**Aim**:
Copy each line of the listing below exactly.

↓

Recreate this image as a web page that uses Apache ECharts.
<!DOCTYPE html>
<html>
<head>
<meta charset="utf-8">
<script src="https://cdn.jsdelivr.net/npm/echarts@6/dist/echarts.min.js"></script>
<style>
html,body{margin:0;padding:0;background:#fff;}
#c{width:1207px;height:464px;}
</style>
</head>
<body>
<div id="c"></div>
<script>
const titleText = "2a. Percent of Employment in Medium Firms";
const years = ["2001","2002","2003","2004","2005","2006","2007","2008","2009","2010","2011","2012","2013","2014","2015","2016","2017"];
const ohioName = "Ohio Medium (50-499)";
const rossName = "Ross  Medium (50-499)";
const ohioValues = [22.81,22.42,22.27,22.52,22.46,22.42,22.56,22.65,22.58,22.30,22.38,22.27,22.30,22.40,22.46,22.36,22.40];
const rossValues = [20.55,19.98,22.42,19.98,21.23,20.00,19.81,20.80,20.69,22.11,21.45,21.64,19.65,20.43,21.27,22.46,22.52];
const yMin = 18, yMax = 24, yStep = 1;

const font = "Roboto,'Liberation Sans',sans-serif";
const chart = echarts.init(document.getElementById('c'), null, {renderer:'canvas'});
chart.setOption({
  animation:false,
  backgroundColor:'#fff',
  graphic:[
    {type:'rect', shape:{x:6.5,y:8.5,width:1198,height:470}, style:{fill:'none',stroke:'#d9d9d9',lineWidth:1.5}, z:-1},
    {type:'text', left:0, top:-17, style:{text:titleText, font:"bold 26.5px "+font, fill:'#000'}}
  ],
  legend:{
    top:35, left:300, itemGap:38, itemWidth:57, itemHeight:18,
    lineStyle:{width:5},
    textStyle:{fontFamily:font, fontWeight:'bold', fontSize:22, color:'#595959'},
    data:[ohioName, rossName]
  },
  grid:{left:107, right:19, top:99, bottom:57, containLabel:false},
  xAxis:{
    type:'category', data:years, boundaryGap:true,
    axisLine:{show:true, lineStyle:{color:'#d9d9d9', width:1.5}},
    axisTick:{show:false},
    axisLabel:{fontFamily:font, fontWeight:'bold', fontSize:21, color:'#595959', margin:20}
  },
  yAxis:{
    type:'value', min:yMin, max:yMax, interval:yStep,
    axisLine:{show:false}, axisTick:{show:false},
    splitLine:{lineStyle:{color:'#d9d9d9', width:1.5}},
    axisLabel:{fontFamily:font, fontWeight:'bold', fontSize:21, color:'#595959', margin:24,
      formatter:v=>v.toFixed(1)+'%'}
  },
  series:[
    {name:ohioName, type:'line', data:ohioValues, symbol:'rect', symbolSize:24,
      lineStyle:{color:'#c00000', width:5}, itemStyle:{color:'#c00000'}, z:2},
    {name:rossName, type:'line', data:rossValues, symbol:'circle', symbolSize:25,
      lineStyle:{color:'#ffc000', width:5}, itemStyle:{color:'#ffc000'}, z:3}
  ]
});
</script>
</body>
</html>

↑

**Exercise result**:
Recreate this image as a web page that uses Apache ECharts.
<!DOCTYPE html>
<html>
<head>
<meta charset="utf-8">
<script src="https://cdn.jsdelivr.net/npm/echarts@6/dist/echarts.min.js"></script>
<style>
html,body{margin:0;padding:0;background:#fff;}
#c{width:1207px;height:464px;}
</style>
</head>
<body>
<div id="c"></div>
<script>
const titleText = "2a. Percent of Employment in Medium Firms";
const years = ["2001","2002","2003","2004","2005","2006","2007","2008","2009","2010","2011","2012","2013","2014","2015","2016","2017"];
const ohioName = "Ohio Medium (50-499)";
const rossName = "Ross  Medium (50-499)";
const ohioValues = [22.81,22.42,22.27,22.52,22.46,22.42,22.56,22.65,22.58,22.30,22.38,22.27,22.30,22.40,22.46,22.36,22.40];
const rossValues = [20.55,19.98,22.42,19.98,21.23,20.00,19.81,20.80,20.69,22.11,21.45,21.64,19.65,20.43,21.27,22.46,22.52];
const yMin = 18, yMax = 24, yStep = 1;

const font = "Roboto,'Liberation Sans',sans-serif";
const chart = echarts.init(document.getElementById('c'), null, {renderer:'canvas'});
chart.setOption({
  animation:false,
  backgroundColor:'#fff',
  graphic:[
    {type:'rect', shape:{x:6.5,y:8.5,width:1198,height:470}, style:{fill:'none',stroke:'#d9d9d9',lineWidth:1.5}, z:-1},
    {type:'text', left:0, top:-17, style:{text:titleText, font:"bold 26.5px "+font, fill:'#000'}}
  ],
  legend:{
    top:35, left:300, itemGap:38, itemWidth:57, itemHeight:18,
    lineStyle:{width:5},
    textStyle:{fontFamily:font, fontWeight:'bold', fontSize:22, color:'#595959'},
    data:[ohioName, rossName]
  },
  grid:{left:107, right:19, top:99, bottom:57, containLabel:false},
  xAxis:{
    type:'category', data:years, boundaryGap:true,
    axisLine:{show:true, lineStyle:{color:'#d9d9d9', width:1.5}},
    axisTick:{show:false},
    axisLabel:{fontFamily:font, fontWeight:'bold', fontSize:21, color:'#595959', margin:20}
  },
  yAxis:{
    type:'value', min:yMin, max:yMax, interval:yStep,
    axisLine:{show:false}, axisTick:{show:false},
    splitLine:{lineStyle:{color:'#d9d9d9', width:1.5}},
    axisLabel:{fontFamily:font, fontWeight:'bold', fontSize:21, color:'#595959', margin:24,
      formatter:v=>v.toFixed(1)+'%'}
  },
  series:[
    {name:ohioName, type:'line', data:ohioValues, symbol:'rect', symbolSize:24,
      lineStyle:{color:'#c00000', width:5}, itemStyle:{color:'#c00000'}, z:2},
    {name:rossName, type:'line', data:rossValues, symbol:'circle', symbolSize:25,
      lineStyle:{color:'#ffc000', width:5}, itemStyle:{color:'#ffc000'}, z:3}
  ]
});
</script>
</body>
</html>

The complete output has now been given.